• [WORK INSTRUCTIONS]
All lines from the beginning of the listing through the line with "const yTicks = [20,30,40,50,60,70,80];" are to be copied word for word; the pictures are not.
# Start of SUPPLIED DATA
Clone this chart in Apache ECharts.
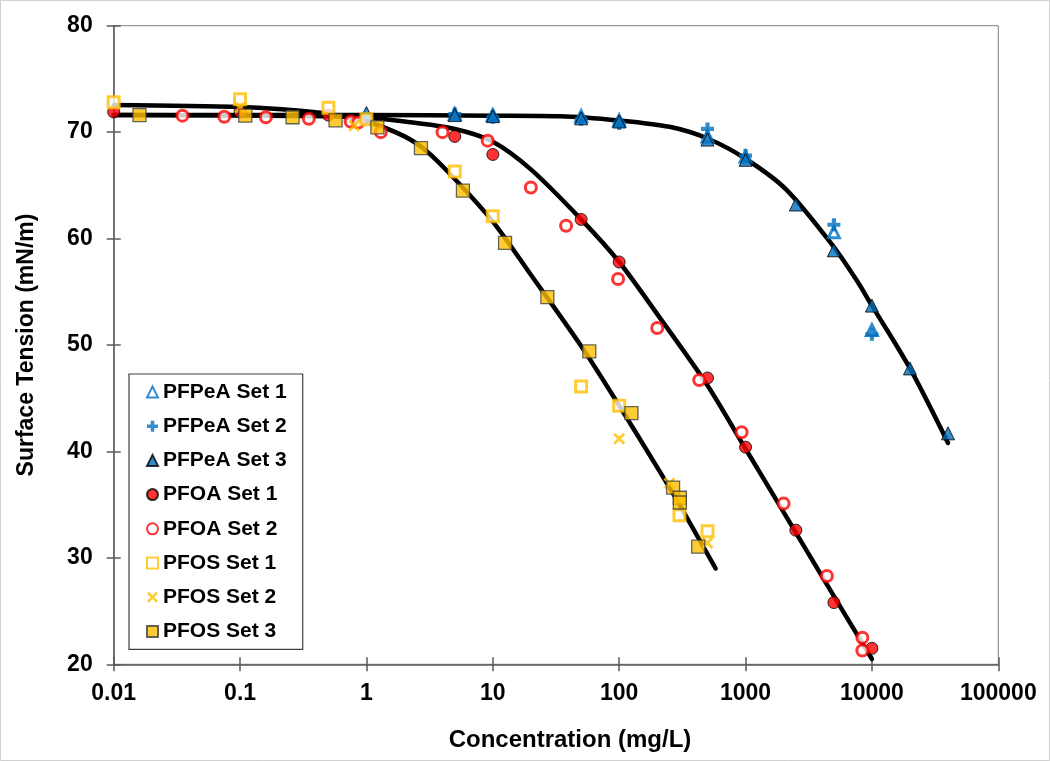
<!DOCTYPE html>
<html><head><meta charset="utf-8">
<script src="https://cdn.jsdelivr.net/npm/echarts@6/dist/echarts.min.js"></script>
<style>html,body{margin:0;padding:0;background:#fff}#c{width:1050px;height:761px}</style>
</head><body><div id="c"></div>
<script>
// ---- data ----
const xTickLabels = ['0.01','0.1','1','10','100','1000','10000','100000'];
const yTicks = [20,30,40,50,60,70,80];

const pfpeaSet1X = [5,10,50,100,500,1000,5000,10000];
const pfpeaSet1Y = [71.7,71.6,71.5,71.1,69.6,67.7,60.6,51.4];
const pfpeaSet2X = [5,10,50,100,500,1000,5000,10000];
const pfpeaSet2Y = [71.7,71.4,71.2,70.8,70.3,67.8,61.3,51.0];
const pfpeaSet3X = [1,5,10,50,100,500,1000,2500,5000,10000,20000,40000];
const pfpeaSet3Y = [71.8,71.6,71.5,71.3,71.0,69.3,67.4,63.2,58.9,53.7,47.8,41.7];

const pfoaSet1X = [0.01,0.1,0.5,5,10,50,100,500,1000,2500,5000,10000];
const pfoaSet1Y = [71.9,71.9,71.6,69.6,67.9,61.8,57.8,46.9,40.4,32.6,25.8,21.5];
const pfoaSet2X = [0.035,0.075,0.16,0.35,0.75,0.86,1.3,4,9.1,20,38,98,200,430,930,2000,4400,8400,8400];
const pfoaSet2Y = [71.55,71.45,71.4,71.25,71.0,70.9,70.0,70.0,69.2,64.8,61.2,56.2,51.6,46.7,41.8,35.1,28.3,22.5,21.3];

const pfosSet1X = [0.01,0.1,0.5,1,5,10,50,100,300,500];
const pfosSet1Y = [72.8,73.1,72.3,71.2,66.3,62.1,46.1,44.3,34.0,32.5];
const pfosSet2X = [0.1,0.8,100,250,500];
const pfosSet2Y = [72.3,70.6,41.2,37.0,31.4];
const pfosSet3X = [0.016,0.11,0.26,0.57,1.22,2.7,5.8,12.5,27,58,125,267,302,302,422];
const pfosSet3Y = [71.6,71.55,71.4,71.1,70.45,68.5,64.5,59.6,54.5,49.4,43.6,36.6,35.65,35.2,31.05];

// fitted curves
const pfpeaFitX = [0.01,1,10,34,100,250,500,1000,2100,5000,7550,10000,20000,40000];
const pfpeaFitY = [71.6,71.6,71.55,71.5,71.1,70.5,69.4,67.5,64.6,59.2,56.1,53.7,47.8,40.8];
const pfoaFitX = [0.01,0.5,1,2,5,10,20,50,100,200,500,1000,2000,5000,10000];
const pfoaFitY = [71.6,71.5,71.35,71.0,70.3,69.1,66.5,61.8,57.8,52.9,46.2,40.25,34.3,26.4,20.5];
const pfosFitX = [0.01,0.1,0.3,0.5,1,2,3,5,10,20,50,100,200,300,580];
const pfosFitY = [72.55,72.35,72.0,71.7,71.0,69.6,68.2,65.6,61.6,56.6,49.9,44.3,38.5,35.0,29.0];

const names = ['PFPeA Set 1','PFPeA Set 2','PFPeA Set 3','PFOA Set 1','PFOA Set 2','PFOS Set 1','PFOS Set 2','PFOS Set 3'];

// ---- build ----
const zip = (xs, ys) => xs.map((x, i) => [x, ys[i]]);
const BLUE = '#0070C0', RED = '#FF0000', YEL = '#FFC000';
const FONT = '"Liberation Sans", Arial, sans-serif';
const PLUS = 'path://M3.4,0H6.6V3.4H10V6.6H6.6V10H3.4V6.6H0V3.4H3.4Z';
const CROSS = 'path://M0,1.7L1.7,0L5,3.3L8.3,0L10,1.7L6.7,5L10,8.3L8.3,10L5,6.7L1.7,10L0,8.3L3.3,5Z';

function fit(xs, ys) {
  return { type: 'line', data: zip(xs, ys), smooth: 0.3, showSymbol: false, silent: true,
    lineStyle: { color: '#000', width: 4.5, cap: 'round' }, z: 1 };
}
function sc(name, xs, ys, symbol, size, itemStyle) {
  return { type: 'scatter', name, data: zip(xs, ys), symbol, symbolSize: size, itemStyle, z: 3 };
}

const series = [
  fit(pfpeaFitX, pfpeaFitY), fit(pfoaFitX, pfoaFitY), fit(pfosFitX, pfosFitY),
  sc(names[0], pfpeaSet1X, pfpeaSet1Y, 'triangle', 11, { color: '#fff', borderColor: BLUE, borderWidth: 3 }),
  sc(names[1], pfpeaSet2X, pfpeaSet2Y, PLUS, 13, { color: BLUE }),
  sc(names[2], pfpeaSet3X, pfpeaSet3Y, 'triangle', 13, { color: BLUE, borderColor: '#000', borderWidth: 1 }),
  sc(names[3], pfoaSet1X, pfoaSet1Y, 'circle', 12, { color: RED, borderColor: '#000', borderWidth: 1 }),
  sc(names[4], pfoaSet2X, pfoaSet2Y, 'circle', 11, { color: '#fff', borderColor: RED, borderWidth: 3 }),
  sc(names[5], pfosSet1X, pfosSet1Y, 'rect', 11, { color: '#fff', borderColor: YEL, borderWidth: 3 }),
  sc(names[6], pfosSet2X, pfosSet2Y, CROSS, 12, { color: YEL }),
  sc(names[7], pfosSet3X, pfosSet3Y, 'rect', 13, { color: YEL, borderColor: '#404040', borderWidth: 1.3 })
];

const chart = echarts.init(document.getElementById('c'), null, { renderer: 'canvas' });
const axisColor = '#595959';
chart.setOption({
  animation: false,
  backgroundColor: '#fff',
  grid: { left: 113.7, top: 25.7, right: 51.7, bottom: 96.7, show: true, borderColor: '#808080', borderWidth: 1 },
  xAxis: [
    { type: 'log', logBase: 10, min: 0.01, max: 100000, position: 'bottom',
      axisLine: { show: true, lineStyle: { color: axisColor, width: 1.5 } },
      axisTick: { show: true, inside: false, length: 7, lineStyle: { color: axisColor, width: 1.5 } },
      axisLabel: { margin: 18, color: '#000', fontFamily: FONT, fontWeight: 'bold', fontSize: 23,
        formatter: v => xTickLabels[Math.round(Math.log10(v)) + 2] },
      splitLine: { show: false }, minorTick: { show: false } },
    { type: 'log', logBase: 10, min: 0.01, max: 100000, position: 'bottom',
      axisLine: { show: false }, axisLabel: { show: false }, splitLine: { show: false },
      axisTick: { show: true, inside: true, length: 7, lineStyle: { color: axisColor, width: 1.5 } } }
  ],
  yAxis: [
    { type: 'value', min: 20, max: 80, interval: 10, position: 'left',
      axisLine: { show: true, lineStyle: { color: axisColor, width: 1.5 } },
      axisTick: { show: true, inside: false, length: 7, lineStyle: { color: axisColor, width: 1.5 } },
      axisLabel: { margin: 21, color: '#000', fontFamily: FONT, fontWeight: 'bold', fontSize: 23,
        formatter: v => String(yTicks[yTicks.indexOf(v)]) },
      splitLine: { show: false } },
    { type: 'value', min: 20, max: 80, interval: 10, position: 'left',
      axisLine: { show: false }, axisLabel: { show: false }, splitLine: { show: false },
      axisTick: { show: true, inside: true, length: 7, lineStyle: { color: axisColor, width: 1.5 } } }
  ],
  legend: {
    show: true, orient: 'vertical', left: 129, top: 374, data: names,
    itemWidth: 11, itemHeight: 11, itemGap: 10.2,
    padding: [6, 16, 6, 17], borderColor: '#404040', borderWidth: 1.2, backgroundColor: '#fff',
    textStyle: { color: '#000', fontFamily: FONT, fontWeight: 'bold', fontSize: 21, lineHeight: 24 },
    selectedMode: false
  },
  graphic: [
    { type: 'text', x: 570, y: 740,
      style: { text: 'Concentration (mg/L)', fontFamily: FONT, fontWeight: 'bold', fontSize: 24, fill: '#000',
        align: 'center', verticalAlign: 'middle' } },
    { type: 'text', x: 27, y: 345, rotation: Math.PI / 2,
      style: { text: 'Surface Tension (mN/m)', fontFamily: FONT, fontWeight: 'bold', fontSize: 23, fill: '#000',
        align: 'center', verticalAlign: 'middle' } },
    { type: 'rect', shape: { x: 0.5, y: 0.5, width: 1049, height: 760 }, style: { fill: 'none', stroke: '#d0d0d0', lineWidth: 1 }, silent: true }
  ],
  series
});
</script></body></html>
# End of SUPPLIED DATA
• [ANSWER TO THE PROBLEM]
Clone this chart in Apache ECharts.
<!DOCTYPE html>
<html><head><meta charset="utf-8">
<script src="https://cdn.jsdelivr.net/npm/echarts@6/dist/echarts.min.js"></script>
<style>html,body{margin:0;padding:0;background:#fff}#c{width:1050px;height:761px}</style>
</head><body><div id="c"></div>
<script>
// ---- data ----
const xTickLabels = ['0.01','0.1','1','10','100','1000','10000','100000'];
const yTicks = [20,30,40,50,60,70,80];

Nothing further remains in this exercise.